Atardece . El rojo se derrama sobre los campos y le da a la casa y a el árbol un rutilante color encarnado. Manuel se ha parado un instante en un escollo del camino .En un gesto lento saca un pulcro pañuelo del bolsillo de su adusto traje negro y se seca las nimias gotas de sudor que surcan su frente. Allí quieto , se alegra de sentir ese súbito silencio cayendo sobre sus hombros como un velo.Todo está quieto,en calma,ni una mínima brisa, congelado el paisaje como en una fotografía, solo alterado por el runrún de las cigalas , los grillos y el zumbido de algún insecto cruzando raudo por su oído.Presencia la escena desde lejos, el caserón de su infancia y el árbol, guardián de secretos, mentiras, amoríos y refriegas fraternales repletas de los celos y las competencias por los primeros besos imberbes de la adolescencia .

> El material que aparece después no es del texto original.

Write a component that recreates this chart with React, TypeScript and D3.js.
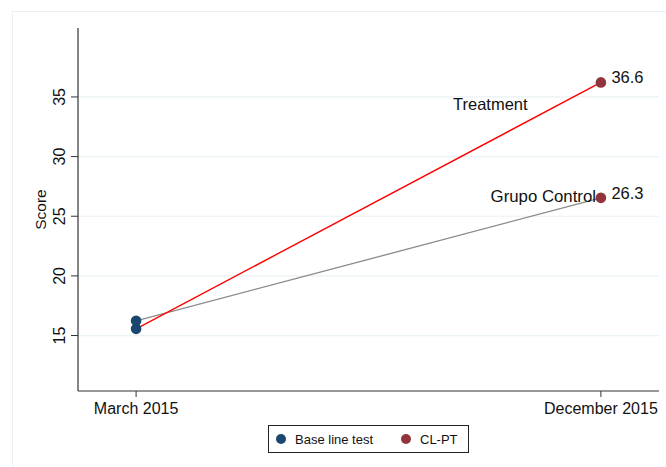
import React from "react";
import * as d3 from "d3";

const periods = ["March 2015", "December 2015"];
const treatmentScores = [15.56, 36.22];
const controlScores = [16.23, 26.54];
const endLabels = ["36.6", "26.3"];
const seriesNames = ["Treatment", "Grupo Control"];
const yTicks = [15, 20, 25, 30, 35];
const legendItems = ["Base line test", "CL-PT"];

const W = 666;
const H = 467;
const FONT = "'Liberation Sans', Arial, Helvetica, sans-serif";
const BLUE = "#1a476f";
const MAROON = "#90353b";

export default function App() {
  const left = 78, right = 659, top = 28, bottom = 391;
  const x = d3.scaleLinear().domain([-0.125, 1.125]).range([left, right]);
  const y = d3.scaleLinear().domain([10.35, 40.78]).range([bottom, top]);
  const line = d3.line<number>().x((_, i) => x(i)).y((v) => y(v));

  return (
    <svg width={W} height={H} style={{ position: "fixed", left: 0, top: 0, background: "#fff" }} fontFamily={FONT}>
      <rect x={12.5} y={11.5} width={660} height={460} fill="#fff" stroke="#eaf0f0" />
      {yTicks.map((t) => (
        <g key={t}>
          <line x1={left} x2={right} y1={y(t)} y2={y(t)} stroke="#eaf2f3" strokeWidth={1.2} />
          <line x1={left - 7} x2={left} y1={y(t)} y2={y(t)} stroke="#333" strokeWidth={1} />
          <text transform={`translate(65,${y(t)}) rotate(-90)`} textAnchor="middle" fontSize={16} fill="#111">
            {t}
          </text>
        </g>
      ))}
      <line x1={left} x2={left} y1={top} y2={bottom} stroke="#333" strokeWidth={1.2} />
      <line x1={left} x2={right} y1={bottom} y2={bottom} stroke="#333" strokeWidth={1.2} />
      {periods.map((p, i) => (
        <g key={p}>
          <line x1={x(i)} x2={x(i)} y1={bottom} y2={bottom + 6} stroke="#333" strokeWidth={1} />
          <text x={x(i)} y={414} textAnchor="middle" fontSize={16} fill="#111">
            {p}
          </text>
        </g>
      ))}
      <text transform={`translate(46,${(top + bottom) / 2}) rotate(-90)`} textAnchor="middle" fontSize={15.5} fill="#111">
        Score
      </text>
      <path d={line(controlScores) || ""} fill="none" stroke="#8a8a8a" strokeWidth={1.3} />
      <path d={line(treatmentScores) || ""} fill="none" stroke="#ff0000" strokeWidth={1.4} />
      {[treatmentScores, controlScores].map((s, k) => (
        <g key={k}>
          <circle cx={x(0)} cy={y(s[0])} r={5.3} fill={BLUE} />
          <circle cx={x(1)} cy={y(s[1])} r={5.3} fill={MAROON} />
          <text x={x(1) + 10.5} y={y(s[1]) + 1} fontSize={16.5} fill="#111">
            {endLabels[k]}
          </text>
        </g>
      ))}
      <text x={453} y={110} fontSize={16.5} fill="#111">
        {seriesNames[0]}
      </text>
      <text x={596} y={201.5} textAnchor="end" fontSize={16.8} fill="#111">
        {seriesNames[1]}
      </text>
      <rect x={268.5} y={425.5} width={200} height={27} fill="#fff" stroke="#222" strokeWidth={1} />
      <circle cx={281} cy={439} r={5} fill={BLUE} />
      <text x={295} y={444} fontSize={13} fill="#111">
        {legendItems[0]}
      </text>
      <circle cx={406} cy={439} r={5} fill={MAROON} />
      <text x={420} y={444} fontSize={13} fill="#111">
        {legendItems[1]}
      </text>
    </svg>
  );
}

Aquel maravilloso árbol, observador y testigo, erguido contra los elementos, hermoso por su entereza, sólido, vigoroso, inmenso protagonista de la vida de los endebles humanos que correteaban entre sus raíces.Su tronco rugoso , áspero y grosero,fué durante décadas apoyo de los recreos de los niños,de sus escondites, de los numerosos corazones labrados en su madera. El mismo árbol protector y refugio, que atrapaba la brisa fresca del verano y la convertía en la sombra apacible que te acunaba en la siesta.
Manuel retoma sus pasos, lentos y cortos, pasos de octogenario, y con cada golpe de gravilla en la suela de sus zapatos se arremolinan en su cabeza los recuerdos de su dulce infancia. Recuerda a su madre peinándolo para ir al colegio, a su padre sujetándole por los hombros mientras le habla del abuelo, a su hermano Luis antes de marcharse a la guerra, sonriendo mientras mordisqueaba una ramita de olivo, con aquella sonrisa de medio lado tan suya, recuerda sobre todo a Rosa, frágil y pequeña, mirándolo con sus hermosos y enormes ojos negros, desproporcionados en aquella carita tan pequeña. Rosa, su recuerdo más mimado, más profundo e intenso, lo guarda en la cajita de su corazón cansado, y lo tantea con sus arrugados y torcidos dedos de abuelo como quien acaricia una talismán, buscando el sortilegio , el encantamiento que le devuelva su presencia, su cálido cuerpo, su pelo, sus manos, su risa como el agua, todos aquellos primeros besos que se dieron con el permiso del árbol, y los últimos que les negaron en aquella fría y aséptica habitación de hospital.
Ya llegó Manuel al pie de la casa y el árbol, se sienta en el banco de piedra que aún sigue allí indemne al tiempo, y observa sin prisa todo lo lejos que le permite la presbicia alojada en el azul de sus ojos. Y ahí se queda, respirando despacio, al abrigo de ese ronroneo cálido de su memoria.